From: Robert H. Lewis on 17 Mar 2010 07:40 > integral (xe^(2x))/((2x+1)^2) BY PARTS Hate to break into all the cute jokes, but the OP's problem probably has a typo, as it cannot be expressed with elementary functions. Robert H. Lewis Fordham University
From: Jay Belanger on 22 Mar 2010 23:20 "Robert H. Lewis" <rlewis(a)fordham.edu> writes: >> integral (xe^(2x))/((2x+1)^2) BY PARTS > > Hate to break into all the cute jokes, but the OP's problem probably > has a typo, as it cannot be expressed with elementary functions. Perhaps you've merely exposed the cutest joke of all.
From: Transfer Principle on 23 Mar 2010 19:03 On Mar 17, 8:40 am, "Robert H. Lewis" <rle...(a)fordham.edu> wrote: > > integral (xe^(2x))/((2x+1)^2) BY PARTS > Hate to break into all the cute jokes, but the OP's problem > probably has a typo, as it cannot be expressed with elementary functions. I disagree. I believe that it can be so expressed. Since the OP first wrote the problem a week ago and most teachers don't give more than a week to complete the assignment, I feel that I can post this without spoiling the homework. Let u = xe^(2x) and dv = dx/((2x+1)^2). Then v = -1/(2(2x+1) and du = (x(e^(2x))2 + e^(2x))dx = e^(2x)(2x+1)dx. Hey, that's convenient -- du has a factor of (2x+1) in the numerator and v has a factor of (2x+1) in the denominator! So integrating by parts, we have: uv - integral(vdu) = -xe^(2x)/(2(2x+1)) - integral(-e^(2x)(2x+1) / (2(2x+1)))dx = -xe^(2x)/(2(2x+1)) + 1/2 integral(e^(2x))dx = -xe^(2x)/(2(2x+1)) + e^(2x)/4 + C The LCD of these two fractions is 4(2x+1), so we have: = (-2xe^(2x) + e^(2x)(2x+1)) / (4(2x+1)) + C = (-2xe^(2x) + 2xe^(2x) + e^(2x)) / (4(2x+1)) + C = e^(2x)/((4(2x+1)) + C Thus there does exist an elementary antiderivative.
From: Robert H. Lewis on 23 Mar 2010 18:56
> On Mar 17, 8:40 am, "Robert H. Lewis" > <rle...(a)fordham.edu> wrote: > > > integral (xe^(2x))/((2x+1)^2) BY PARTS > > Hate to break into all the cute jokes, but the OP's problem > > probably has a typo, as it cannot be expressed with elementary functions. > > I disagree.

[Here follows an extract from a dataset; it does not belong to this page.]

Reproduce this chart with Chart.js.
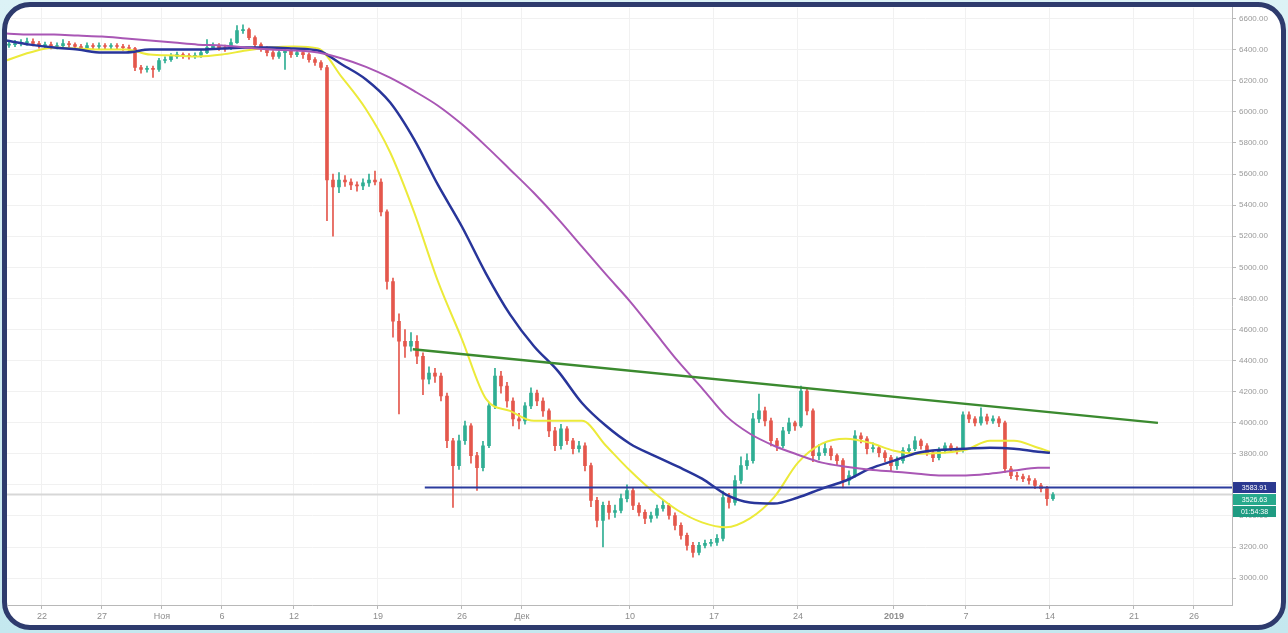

I believe that it can be so expressed. > Since the OP first wrote the problem a week ago and most teachers > don't give more than a week to complete the assignment, I feel > that I can post this without spoiling the homework. > > Let u = xe^(2x) and dv = dx/((2x+1)^2). Then v = > -1/(2(2x+1) and > du = (x(e^(2x))2 + e^(2x))dx = e^(2x)(2x+1)dx. Hey, > that's convenient -- du has a factor of (2x+1) in the > numerator and v has a factor of (2x+1) in the denominator! > > So integrating by parts, we have:... > = e^(2x)/((4(2x+1)) + C > > Thus there does exist an elementary antiderivative. You're right. A week ago when I posted that I just lazily fed the integral to Maple12. It responded: -(1/2)*ln(xe)*xe^(2*x)/(2*ln(xe)*x+ln(xe))-(1/2)*ln(xe)*Ei(1, -2*ln(xe)*x-ln(xe))/xe with the Ei (exponential integral) function. Knowing a bit about Maple (not too much) I applied simplify to the above and got -(1/2)*(xe^(2*x+1)+2*ln(xe)*Ei(1, -ln(xe)*(2*x+1))*x+ln(xe)*Ei(1, -ln(xe)*(2*x+1)))/((2*x+1)*xe) at which point I trusted Maple and posted the above. Shame on me for trusting Maple! Robert H. Lewis Fordham University |